**EXERCISE**
Return the listing below verbatim. Pictures do not belong in the copy.

**INFORMATION PROVIDED**
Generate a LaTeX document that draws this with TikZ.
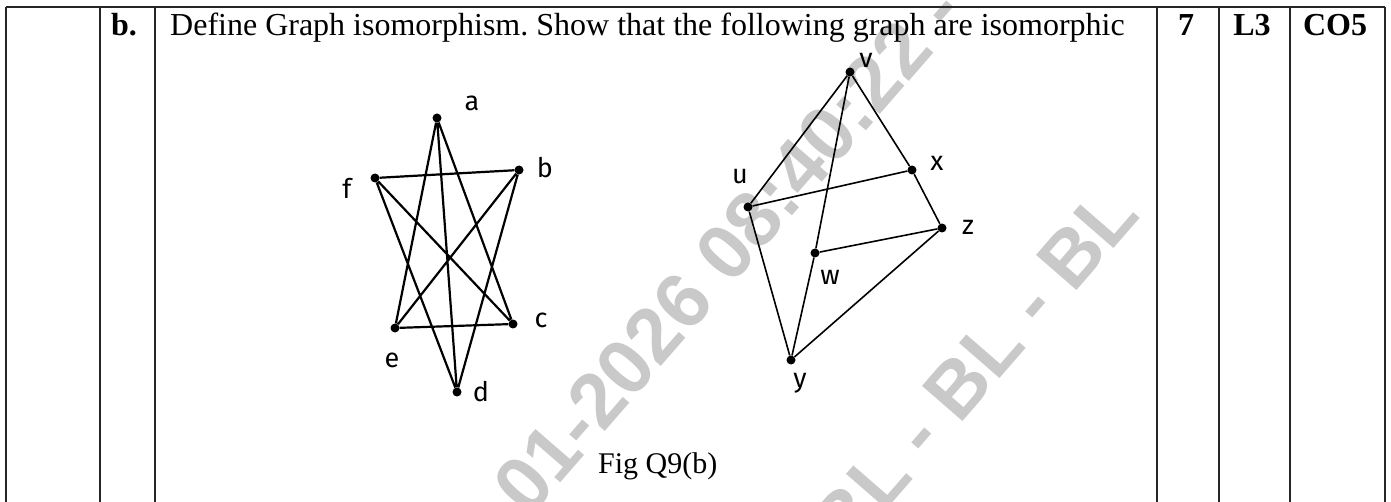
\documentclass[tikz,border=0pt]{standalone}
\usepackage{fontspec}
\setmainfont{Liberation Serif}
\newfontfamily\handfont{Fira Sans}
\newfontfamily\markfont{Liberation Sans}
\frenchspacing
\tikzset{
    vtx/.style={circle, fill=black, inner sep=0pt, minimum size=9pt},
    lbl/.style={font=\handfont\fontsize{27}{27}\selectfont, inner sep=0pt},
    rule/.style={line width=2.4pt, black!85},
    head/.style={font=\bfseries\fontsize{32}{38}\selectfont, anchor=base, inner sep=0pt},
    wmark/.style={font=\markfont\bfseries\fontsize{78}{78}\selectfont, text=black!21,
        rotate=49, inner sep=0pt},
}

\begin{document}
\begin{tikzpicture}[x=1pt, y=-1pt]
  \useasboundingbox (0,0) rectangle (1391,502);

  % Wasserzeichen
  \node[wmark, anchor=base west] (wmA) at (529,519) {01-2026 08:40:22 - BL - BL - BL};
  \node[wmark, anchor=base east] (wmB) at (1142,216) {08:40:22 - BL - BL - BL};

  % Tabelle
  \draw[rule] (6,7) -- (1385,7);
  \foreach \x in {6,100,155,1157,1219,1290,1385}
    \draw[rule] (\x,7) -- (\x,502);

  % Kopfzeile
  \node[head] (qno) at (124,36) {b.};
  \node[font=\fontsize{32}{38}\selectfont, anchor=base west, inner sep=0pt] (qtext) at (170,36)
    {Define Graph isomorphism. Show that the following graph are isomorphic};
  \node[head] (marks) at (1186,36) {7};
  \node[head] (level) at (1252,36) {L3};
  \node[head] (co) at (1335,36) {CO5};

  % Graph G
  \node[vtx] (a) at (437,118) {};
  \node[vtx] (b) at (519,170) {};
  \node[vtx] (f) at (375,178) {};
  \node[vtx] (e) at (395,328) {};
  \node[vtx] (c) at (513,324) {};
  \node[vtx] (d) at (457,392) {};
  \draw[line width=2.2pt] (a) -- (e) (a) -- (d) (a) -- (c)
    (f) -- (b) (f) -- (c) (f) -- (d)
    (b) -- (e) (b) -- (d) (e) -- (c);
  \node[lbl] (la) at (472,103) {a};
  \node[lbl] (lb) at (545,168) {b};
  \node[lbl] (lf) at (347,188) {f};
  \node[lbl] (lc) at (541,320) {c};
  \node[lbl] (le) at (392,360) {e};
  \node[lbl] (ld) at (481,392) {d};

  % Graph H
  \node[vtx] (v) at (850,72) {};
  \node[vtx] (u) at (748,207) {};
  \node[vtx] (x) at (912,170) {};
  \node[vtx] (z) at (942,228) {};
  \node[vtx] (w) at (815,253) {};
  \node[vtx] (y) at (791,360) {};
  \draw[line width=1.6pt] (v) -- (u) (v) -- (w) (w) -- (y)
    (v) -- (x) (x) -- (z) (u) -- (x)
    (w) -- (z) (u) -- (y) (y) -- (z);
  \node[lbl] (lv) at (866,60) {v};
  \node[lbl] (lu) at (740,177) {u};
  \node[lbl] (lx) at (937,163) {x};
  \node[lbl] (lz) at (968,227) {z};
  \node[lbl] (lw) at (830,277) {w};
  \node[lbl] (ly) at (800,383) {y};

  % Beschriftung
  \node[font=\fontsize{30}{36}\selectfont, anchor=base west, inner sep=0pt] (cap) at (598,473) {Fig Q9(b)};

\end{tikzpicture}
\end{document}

**WRITTEN REPLY**
Generate a LaTeX document that draws this with TikZ.
\documentclass[tikz,border=0pt]{standalone}
\usepackage{fontspec}
\setmainfont{Liberation Serif}
\newfontfamily\handfont{Fira Sans}
\newfontfamily\markfont{Liberation Sans}
\frenchspacing
\tikzset{
    vtx/.style={circle, fill=black, inner sep=0pt, minimum size=9pt},
    lbl/.style={font=\handfont\fontsize{27}{27}\selectfont, inner sep=0pt},
    rule/.style={line width=2.4pt, black!85},
    head/.style={font=\bfseries\fontsize{32}{38}\selectfont, anchor=base, inner sep=0pt},
    wmark/.style={font=\markfont\bfseries\fontsize{78}{78}\selectfont, text=black!21,
        rotate=49, inner sep=0pt},
}

\begin{document}
\begin{tikzpicture}[x=1pt, y=-1pt]
  \useasboundingbox (0,0) rectangle (1391,502);

  % Wasserzeichen
  \node[wmark, anchor=base west] (wmA) at (529,519) {01-2026 08:40:22 - BL - BL - BL};
  \node[wmark, anchor=base east] (wmB) at (1142,216) {08:40:22 - BL - BL - BL};

  % Tabelle
  \draw[rule] (6,7) -- (1385,7);
  \foreach \x in {6,100,155,1157,1219,1290,1385}
    \draw[rule] (\x,7) -- (\x,502);

  % Kopfzeile
  \node[head] (qno) at (124,36) {b.};
  \node[font=\fontsize{32}{38}\selectfont, anchor=base west, inner sep=0pt] (qtext) at (170,36)
    {Define Graph isomorphism. Show that the following graph are isomorphic};
  \node[head] (marks) at (1186,36) {7};
  \node[head] (level) at (1252,36) {L3};
  \node[head] (co) at (1335,36) {CO5};

  % Graph G
  \node[vtx] (a) at (437,118) {};
  \node[vtx] (b) at (519,170) {};
  \node[vtx] (f) at (375,178) {};
  \node[vtx] (e) at (395,328) {};
  \node[vtx] (c) at (513,324) {};
  \node[vtx] (d) at (457,392) {};
  \draw[line width=2.2pt] (a) -- (e) (a) -- (d) (a) -- (c)
    (f) -- (b) (f) -- (c) (f) -- (d)
    (b) -- (e) (b) -- (d) (e) -- (c);
  \node[lbl] (la) at (472,103) {a};
  \node[lbl] (lb) at (545,168) {b};
  \node[lbl] (lf) at (347,188) {f};
  \node[lbl] (lc) at (541,320) {c};
  \node[lbl] (le) at (392,360) {e};
  \node[lbl] (ld) at (481,392) {d};

  % Graph H
  \node[vtx] (v) at (850,72) {};
  \node[vtx] (u) at (748,207) {};
  \node[vtx] (x) at (912,170) {};
  \node[vtx] (z) at (942,228) {};
  \node[vtx] (w) at (815,253) {};
  \node[vtx] (y) at (791,360) {};
  \draw[line width=1.6pt] (v) -- (u) (v) -- (w) (w) -- (y)
    (v) -- (x) (x) -- (z) (u) -- (x)
    (w) -- (z) (u) -- (y) (y) -- (z);
  \node[lbl] (lv) at (866,60) {v};
  \node[lbl] (lu) at (740,177) {u};
  \node[lbl] (lx) at (937,163) {x};
  \node[lbl] (lz) at (968,227) {z};
  \node[lbl] (lw) at (830,277) {w};
  \node[lbl] (ly) at (800,383) {y};

  % Beschriftung
  \node[font=\fontsize{30}{36}\selectfont, anchor=base west, inner sep=0pt] (cap) at (598,473) {Fig Q9(b)};

\end{tikzpicture}
\end{document}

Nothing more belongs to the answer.